- [What you should do]: Lines containing the string "that" are to be counted; report only how many there are.

- [Entries supplied]:

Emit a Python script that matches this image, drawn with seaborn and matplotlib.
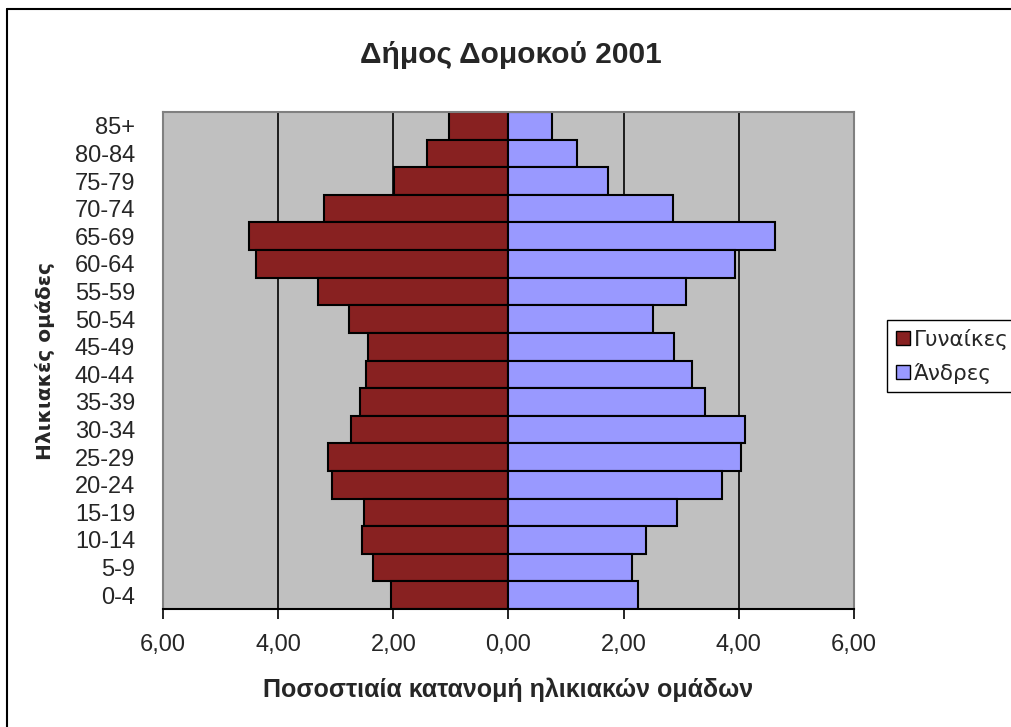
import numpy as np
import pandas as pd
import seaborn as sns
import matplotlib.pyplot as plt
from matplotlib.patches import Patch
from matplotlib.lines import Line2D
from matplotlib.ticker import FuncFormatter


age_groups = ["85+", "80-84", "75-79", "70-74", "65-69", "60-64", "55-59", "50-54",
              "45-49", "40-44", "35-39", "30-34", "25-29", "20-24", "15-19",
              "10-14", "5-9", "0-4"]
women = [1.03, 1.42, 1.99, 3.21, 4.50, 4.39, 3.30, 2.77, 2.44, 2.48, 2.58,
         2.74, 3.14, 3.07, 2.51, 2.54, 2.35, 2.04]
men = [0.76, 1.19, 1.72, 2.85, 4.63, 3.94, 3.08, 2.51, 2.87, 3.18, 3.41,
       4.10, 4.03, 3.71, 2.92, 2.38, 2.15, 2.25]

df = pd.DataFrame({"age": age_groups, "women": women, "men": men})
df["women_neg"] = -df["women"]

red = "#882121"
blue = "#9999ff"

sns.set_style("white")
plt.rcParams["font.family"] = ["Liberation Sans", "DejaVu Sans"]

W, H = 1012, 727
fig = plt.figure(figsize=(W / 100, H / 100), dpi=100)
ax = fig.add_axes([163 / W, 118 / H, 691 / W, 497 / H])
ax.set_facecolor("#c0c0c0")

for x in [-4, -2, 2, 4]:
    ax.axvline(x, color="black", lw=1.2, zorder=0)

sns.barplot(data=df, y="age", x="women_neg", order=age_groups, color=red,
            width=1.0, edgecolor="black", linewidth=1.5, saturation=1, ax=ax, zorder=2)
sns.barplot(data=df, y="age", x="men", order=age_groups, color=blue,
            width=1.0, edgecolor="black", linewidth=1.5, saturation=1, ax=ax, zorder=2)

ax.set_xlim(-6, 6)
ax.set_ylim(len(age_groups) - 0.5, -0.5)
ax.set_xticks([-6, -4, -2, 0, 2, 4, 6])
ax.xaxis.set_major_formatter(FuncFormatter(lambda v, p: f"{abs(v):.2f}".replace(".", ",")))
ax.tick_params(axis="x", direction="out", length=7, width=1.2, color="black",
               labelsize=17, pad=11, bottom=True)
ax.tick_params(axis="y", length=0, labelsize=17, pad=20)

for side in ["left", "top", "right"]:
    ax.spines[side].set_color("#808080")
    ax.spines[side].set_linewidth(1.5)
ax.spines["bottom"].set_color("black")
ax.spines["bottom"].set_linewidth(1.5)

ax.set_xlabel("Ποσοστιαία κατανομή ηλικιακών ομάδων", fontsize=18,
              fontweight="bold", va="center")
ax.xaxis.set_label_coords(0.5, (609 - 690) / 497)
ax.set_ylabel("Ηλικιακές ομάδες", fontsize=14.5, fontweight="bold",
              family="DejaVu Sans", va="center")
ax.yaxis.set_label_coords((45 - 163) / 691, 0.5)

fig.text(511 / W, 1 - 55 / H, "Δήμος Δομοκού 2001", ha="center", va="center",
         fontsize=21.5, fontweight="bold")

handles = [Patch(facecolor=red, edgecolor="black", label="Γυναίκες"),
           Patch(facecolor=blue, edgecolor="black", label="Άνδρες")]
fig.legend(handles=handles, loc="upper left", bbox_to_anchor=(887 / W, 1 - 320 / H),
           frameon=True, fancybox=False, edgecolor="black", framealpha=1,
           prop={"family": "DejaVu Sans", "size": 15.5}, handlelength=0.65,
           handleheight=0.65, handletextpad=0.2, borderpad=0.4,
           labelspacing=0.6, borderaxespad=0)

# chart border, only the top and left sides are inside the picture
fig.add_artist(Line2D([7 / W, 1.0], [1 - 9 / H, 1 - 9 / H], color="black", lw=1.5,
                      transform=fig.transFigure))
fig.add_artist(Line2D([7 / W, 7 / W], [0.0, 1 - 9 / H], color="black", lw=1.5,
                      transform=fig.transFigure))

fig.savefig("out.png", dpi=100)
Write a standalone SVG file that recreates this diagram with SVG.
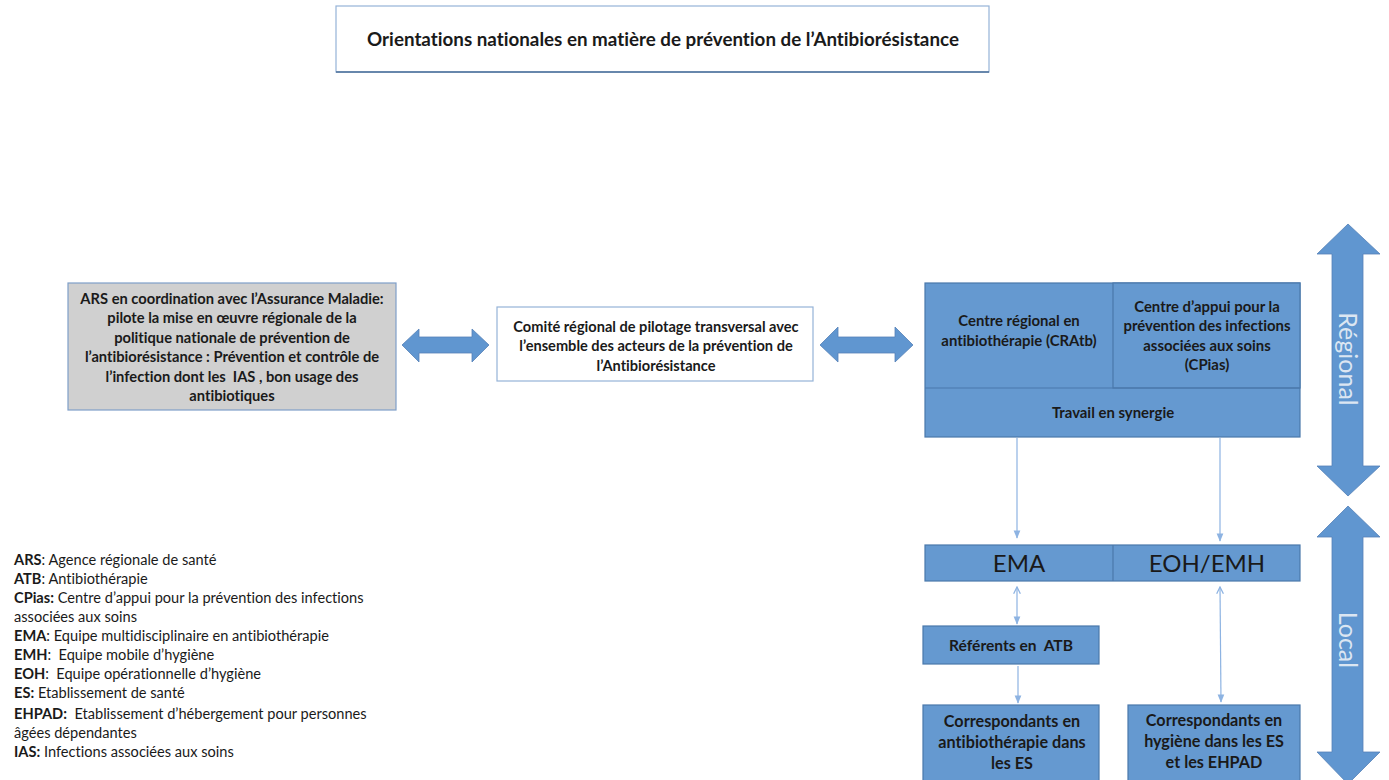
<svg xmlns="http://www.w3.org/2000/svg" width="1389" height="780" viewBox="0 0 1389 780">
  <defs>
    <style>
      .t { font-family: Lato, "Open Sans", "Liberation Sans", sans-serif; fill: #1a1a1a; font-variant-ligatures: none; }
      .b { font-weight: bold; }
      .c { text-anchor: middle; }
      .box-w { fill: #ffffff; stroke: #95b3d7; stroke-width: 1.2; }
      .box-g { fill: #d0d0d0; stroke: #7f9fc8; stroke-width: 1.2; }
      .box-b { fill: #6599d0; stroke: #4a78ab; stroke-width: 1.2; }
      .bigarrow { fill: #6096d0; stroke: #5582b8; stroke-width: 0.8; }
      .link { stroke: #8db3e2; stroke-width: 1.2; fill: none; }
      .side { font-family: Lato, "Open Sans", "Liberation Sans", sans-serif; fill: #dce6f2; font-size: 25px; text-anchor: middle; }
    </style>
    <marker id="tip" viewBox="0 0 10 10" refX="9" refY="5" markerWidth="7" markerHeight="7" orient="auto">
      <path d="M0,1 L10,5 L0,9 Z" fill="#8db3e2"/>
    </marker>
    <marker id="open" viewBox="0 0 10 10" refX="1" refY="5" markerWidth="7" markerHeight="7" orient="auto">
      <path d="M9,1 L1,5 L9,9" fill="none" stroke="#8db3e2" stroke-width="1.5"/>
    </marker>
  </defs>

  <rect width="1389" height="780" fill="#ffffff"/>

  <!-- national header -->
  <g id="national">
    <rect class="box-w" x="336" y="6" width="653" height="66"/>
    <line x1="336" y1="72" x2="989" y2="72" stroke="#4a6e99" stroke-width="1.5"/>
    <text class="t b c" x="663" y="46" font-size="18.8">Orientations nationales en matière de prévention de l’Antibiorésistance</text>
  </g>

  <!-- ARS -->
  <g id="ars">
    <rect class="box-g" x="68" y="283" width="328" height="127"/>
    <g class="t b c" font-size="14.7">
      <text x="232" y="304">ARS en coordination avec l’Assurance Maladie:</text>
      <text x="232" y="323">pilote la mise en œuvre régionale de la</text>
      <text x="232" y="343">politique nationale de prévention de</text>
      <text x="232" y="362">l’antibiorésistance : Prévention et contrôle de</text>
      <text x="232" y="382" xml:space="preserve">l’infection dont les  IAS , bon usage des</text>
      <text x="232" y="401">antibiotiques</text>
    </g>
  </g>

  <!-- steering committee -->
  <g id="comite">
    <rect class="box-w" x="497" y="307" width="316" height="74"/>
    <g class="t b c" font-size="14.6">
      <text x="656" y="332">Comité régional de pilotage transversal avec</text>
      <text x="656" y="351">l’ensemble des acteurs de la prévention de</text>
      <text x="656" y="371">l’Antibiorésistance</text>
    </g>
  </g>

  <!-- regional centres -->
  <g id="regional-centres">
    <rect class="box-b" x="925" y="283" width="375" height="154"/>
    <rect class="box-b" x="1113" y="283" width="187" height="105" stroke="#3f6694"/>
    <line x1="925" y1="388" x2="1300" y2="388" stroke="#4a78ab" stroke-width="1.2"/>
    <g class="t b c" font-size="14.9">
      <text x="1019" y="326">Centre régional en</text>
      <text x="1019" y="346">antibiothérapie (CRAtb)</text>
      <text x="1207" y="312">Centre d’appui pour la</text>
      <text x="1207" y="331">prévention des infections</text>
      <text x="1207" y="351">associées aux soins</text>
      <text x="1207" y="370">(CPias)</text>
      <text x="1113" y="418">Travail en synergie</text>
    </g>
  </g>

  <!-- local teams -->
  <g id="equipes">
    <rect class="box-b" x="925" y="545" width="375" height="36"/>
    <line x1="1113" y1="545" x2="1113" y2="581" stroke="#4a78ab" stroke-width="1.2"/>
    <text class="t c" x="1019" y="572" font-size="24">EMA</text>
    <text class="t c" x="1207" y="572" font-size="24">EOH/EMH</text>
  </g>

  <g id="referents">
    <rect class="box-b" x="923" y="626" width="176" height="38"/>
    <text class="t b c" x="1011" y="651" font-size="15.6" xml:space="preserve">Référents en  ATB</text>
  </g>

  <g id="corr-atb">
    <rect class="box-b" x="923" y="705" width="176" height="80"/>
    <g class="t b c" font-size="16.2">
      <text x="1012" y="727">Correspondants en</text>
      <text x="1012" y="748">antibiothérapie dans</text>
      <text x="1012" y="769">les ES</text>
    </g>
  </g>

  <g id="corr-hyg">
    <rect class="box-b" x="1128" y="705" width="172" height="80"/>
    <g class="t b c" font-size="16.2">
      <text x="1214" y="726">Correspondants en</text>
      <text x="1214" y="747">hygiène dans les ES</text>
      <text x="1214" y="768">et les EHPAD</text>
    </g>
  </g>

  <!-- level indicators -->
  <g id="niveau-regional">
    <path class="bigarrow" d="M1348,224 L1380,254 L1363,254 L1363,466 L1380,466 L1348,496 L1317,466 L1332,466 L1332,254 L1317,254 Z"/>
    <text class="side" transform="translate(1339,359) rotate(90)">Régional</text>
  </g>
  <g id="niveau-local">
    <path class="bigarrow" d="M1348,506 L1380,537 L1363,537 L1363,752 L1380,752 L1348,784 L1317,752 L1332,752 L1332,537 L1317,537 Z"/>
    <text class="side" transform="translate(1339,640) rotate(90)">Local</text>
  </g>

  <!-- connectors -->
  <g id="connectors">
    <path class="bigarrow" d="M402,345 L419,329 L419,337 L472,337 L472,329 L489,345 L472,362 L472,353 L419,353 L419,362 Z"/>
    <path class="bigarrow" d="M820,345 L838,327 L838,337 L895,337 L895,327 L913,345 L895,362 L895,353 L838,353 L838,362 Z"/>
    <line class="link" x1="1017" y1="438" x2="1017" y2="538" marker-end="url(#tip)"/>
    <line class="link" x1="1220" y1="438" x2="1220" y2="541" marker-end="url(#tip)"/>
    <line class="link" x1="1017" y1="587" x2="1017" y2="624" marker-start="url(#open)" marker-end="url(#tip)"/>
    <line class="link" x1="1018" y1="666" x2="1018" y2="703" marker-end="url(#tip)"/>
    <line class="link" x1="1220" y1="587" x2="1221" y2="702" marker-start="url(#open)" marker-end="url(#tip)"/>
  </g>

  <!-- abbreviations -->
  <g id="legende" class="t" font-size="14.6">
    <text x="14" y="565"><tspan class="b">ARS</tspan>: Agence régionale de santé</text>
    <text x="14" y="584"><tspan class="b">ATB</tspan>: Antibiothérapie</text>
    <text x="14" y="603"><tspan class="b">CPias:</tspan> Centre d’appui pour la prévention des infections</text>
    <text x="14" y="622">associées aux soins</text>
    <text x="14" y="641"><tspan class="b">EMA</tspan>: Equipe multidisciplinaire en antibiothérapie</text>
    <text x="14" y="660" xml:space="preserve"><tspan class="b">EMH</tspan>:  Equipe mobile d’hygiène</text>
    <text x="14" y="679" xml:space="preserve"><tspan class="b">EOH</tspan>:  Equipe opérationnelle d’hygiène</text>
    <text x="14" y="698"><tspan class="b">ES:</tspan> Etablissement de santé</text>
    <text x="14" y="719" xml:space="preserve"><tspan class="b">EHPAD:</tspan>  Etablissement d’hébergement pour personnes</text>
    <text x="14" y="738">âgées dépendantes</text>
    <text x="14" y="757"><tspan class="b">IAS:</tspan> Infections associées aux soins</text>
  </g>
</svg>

- [Written answer]: 2